* begin *
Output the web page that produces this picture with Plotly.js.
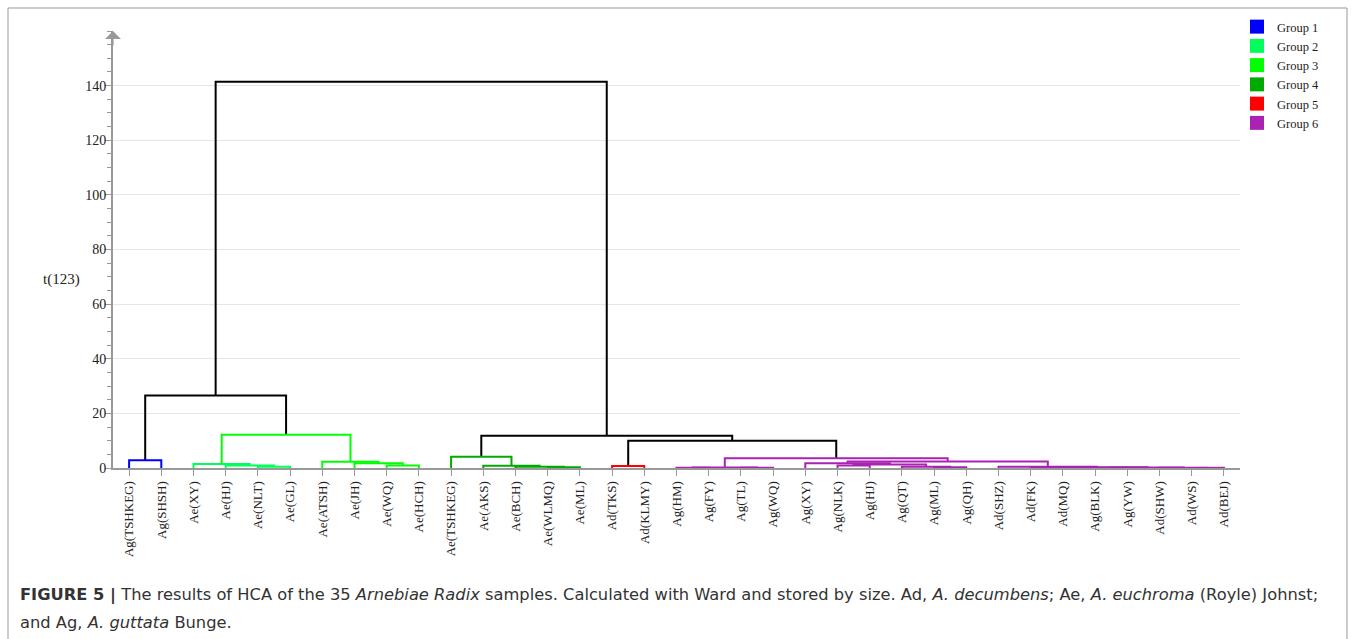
<!DOCTYPE html>
<html><head><meta charset="utf-8">
<script src="https://cdn.plot.ly/plotly-3.0.1.min.js"></script>
<style>html,body{margin:0;padding:0;background:#fff;} #chart{width:1355px;height:639px;}</style>
</head><body><div id="chart"></div>
<script>
// Leaf labels in dendrogram order
const leafLabels = ['Ag(TSHKEG)','Ag(SHSH)','Ae(XY)','Ae(HJ)','Ae(NLT)','Ae(GL)','Ae(ATSH)','Ae(JH)','Ae(WQ)','Ae(HCH)',
  'Ae(TSHKEG)','Ae(AKS)','Ae(BCH)','Ae(WLMQ)','Ae(ML)','Ad(TKS)','Ad(KLMY)','Ag(HM)','Ag(FY)','Ag(TL)',
  'Ag(WQ)','Ag(XY)','Ag(NLK)','Ag(HJ)','Ag(QT)','Ag(ML)','Ag(QH)','Ad(SHZ)','Ad(FK)','Ad(MQ)',
  'Ag(BLK)','Ag(YW)','Ad(SHW)','Ad(WS)','Ad(BEJ)'];
// Merges (ids >= 35 refer to earlier merges, id = 35 + merge index)
const mergeLeft   = [0, 4, 3, 2, 8, 7, 6, 38, 13, 12, 11, 10, 15, 17, 19, 48, 22, 25, 24, 51, 21, 28, 30, 33, 32, 57, 56, 27, 55, 50, 47, 46, 35, 67];
const mergeRight  = [1, 5, 36, 37, 9, 39, 40, 41, 14, 43, 44, 45, 16, 18, 20, 49, 23, 26, 52, 53, 54, 29, 31, 34, 58, 59, 60, 61, 62, 63, 64, 65, 42, 66];
const mergeHeight = [2.8, 0.5, 0.9, 1.5, 0.9, 1.7, 2.3, 12.2, 0.3, 0.5, 0.8, 4.1, 0.7, 0.1, 0.1, 0.2, 0.9, 0.3, 0.5, 1.3, 1.7, 0.15, 0.1, 0.05, 0.1, 0.2, 0.3, 0.5, 2.4, 3.6, 10.0, 11.8, 26.5, 141.4];
const mergeGroup  = [1, 2, 2, 2, 3, 3, 3, 3, 4, 4, 4, 4, 5, 6, 6, 6, 6, 6, 6, 6, 6, 6, 6, 6, 6, 6, 6, 6, 6, 6, 0, 0, 0, 0];
const groupNames  = ['', 'Group 1', 'Group 2', 'Group 3', 'Group 4', 'Group 5', 'Group 6'];
const groupColors = ['#000000', '#0000ff', '#00ff5a', '#00ff00', '#00aa00', '#ff0000', '#aa22b4'];
const yTickVals = [0, 20, 40, 60, 80, 100, 120, 140];

const n = leafLabels.length;
const pos = [], ht = [];
for (let i = 0; i < n; i++) { pos[i] = i; ht[i] = 0; }
const segX = groupColors.map(() => []), segY = groupColors.map(() => []);
mergeLeft.forEach((l, k) => {
  const r = mergeRight[k], h = mergeHeight[k], id = n + k, g = mergeGroup[k];
  pos[id] = (pos[l] + pos[r]) / 2; ht[id] = h;
  segX[g].push(pos[l], pos[l], pos[r], pos[r], null);
  segY[g].push(ht[l], h, h, ht[r], null);
});

const traces = [];
groupColors.forEach((c, g) => {
  traces.push({type: 'scatter', mode: 'lines', x: segX[g], y: segY[g], showlegend: false,
    hoverinfo: 'skip', line: {color: c, width: 2}});
});
for (let g = 1; g < groupNames.length; g++) {
  traces.push({type: 'scatter', mode: 'markers', x: [null], y: [null], name: groupNames[g],
    marker: {symbol: 'square', size: 14, color: groupColors[g]}, showlegend: true});
}

const W = 1355, H = 639;
const layout = {
  width: W, height: H, margin: {l: 0, r: 0, t: 0, b: 0},
  paper_bgcolor: '#fff', plot_bgcolor: '#fff',
  font: {family: 'Liberation Serif', size: 13, color: '#222'},
  showlegend: true,
  xaxis: {domain: [113 / W, 1240 / W], range: [-0.5, 34.5], tickmode: 'array',
    tickvals: leafLabels.map((_, i) => i), ticktext: leafLabels, tickangle: -90,
    ticks: 'outside', ticklen: 6, tickcolor: '#999', showline: true, linecolor: '#999', linewidth: 2,
    showgrid: false, zeroline: false, tickfont: {family: 'Liberation Serif', size: 13, color: '#222'}},
  yaxis: {domain: [(H - 468) / H, (H - 31) / H], range: [0, 160], tickmode: 'array', tickvals: yTickVals,
    ticks: 'outside', ticklen: 6, tickcolor: '#999', showline: true, linecolor: '#999', linewidth: 2,
    showgrid: true, gridcolor: '#e6e6e6', gridwidth: 1, zeroline: false, ticklabelstandoff: -4,
    minor: {dtick: 5, tick0: 0, ticks: 'outside', ticklen: 4, tickcolor: '#999', showgrid: false},
    tickfont: {family: 'Liberation Serif', size: 14, color: '#222'}},
  legend: {x: 1237 / W, y: 1 - 12 / H, xanchor: 'left', yanchor: 'top', itemwidth: 30, tracegroupgap: 0,
    font: {family: 'Liberation Serif', size: 12.5, color: '#222'}, bgcolor: 'rgba(0,0,0,0)'},
  shapes: [{type: 'rect', xref: 'paper', yref: 'paper', x0: 8 / W, x1: 1347 / W, y0: -0.1, y1: 1 - 8 / H,
    line: {color: '#999', width: 1}, fillcolor: 'rgba(0,0,0,0)'}],
  annotations: [
    {text: 't(123)', xref: 'paper', yref: 'y', x: 61 / W, y: 69, xanchor: 'center', showarrow: false,
      font: {family: 'Liberation Serif', size: 15, color: '#222'}},
    {text: '', xref: 'x', yref: 'y', x: -0.5, y: 160, showarrow: true, ax: 0, ay: 16,
      arrowhead: 1, arrowsize: 2.2, arrowwidth: 1.2, arrowcolor: '#999', standoff: 0},
    {text: '<b>FIGURE 5 |</b> The results of HCA of the 35 <i>Arnebiae Radix</i> samples. Calculated with Ward and stored by size. Ad, <i>A. decumbens</i>; Ae, <i>A. euchroma</i> (Royle) Johnst;',
      xref: 'paper', yref: 'paper', x: 18 / W, y: 1 - 595 / H, xanchor: 'left', yanchor: 'middle', showarrow: false,
      font: {family: 'DejaVu Sans', size: 16.3, color: '#333'}},
    {text: 'and Ag, <i>A. guttata</i> Bunge.',
      xref: 'paper', yref: 'paper', x: 18 / W, y: 1 - 622 / H, xanchor: 'left', yanchor: 'middle', showarrow: false,
      font: {family: 'DejaVu Sans', size: 16.3, color: '#333'}}
  ]
};
Plotly.newPlot('chart', traces, layout, {displayModeBar: false, staticPlot: true});
</script>
</body></html>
* end *
Repeat, exactly and in full, each line from the start of the data to the line that contains "const yTickVals = [0, 20, 40, 60, 80, 100, 120, 140];". Pictures do not go in.

Solved exercise:
Output the web page that produces this picture with Plotly.js.
<!DOCTYPE html>
<html><head><meta charset="utf-8">
<script src="https://cdn.plot.ly/plotly-3.0.1.min.js"></script>
<style>html,body{margin:0;padding:0;background:#fff;} #chart{width:1355px;height:639px;}</style>
</head><body><div id="chart"></div>
<script>
// Leaf labels in dendrogram order
const leafLabels = ['Ag(TSHKEG)','Ag(SHSH)','Ae(XY)','Ae(HJ)','Ae(NLT)','Ae(GL)','Ae(ATSH)','Ae(JH)','Ae(WQ)','Ae(HCH)',
  'Ae(TSHKEG)','Ae(AKS)','Ae(BCH)','Ae(WLMQ)','Ae(ML)','Ad(TKS)','Ad(KLMY)','Ag(HM)','Ag(FY)','Ag(TL)',
  'Ag(WQ)','Ag(XY)','Ag(NLK)','Ag(HJ)','Ag(QT)','Ag(ML)','Ag(QH)','Ad(SHZ)','Ad(FK)','Ad(MQ)',
  'Ag(BLK)','Ag(YW)','Ad(SHW)','Ad(WS)','Ad(BEJ)'];
// Merges (ids >= 35 refer to earlier merges, id = 35 + merge index)
const mergeLeft   = [0, 4, 3, 2, 8, 7, 6, 38, 13, 12, 11, 10, 15, 17, 19, 48, 22, 25, 24, 51, 21, 28, 30, 33, 32, 57, 56, 27, 55, 50, 47, 46, 35, 67];
const mergeRight  = [1, 5, 36, 37, 9, 39, 40, 41, 14, 43, 44, 45, 16, 18, 20, 49, 23, 26, 52, 53, 54, 29, 31, 34, 58, 59, 60, 61, 62, 63, 64, 65, 42, 66];
const mergeHeight = [2.8, 0.5, 0.9, 1.5, 0.9, 1.7, 2.3, 12.2, 0.3, 0.5, 0.8, 4.1, 0.7, 0.1, 0.1, 0.2, 0.9, 0.3, 0.5, 1.3, 1.7, 0.15, 0.1, 0.05, 0.1, 0.2, 0.3, 0.5, 2.4, 3.6, 10.0, 11.8, 26.5, 141.4];
const mergeGroup  = [1, 2, 2, 2, 3, 3, 3, 3, 4, 4, 4, 4, 5, 6, 6, 6, 6, 6, 6, 6, 6, 6, 6, 6, 6, 6, 6, 6, 6, 6, 0, 0, 0, 0];
const groupNames  = ['', 'Group 1', 'Group 2', 'Group 3', 'Group 4', 'Group 5', 'Group 6'];
const groupColors = ['#000000', '#0000ff', '#00ff5a', '#00ff00', '#00aa00', '#ff0000', '#aa22b4'];
const yTickVals = [0, 20, 40, 60, 80, 100, 120, 140];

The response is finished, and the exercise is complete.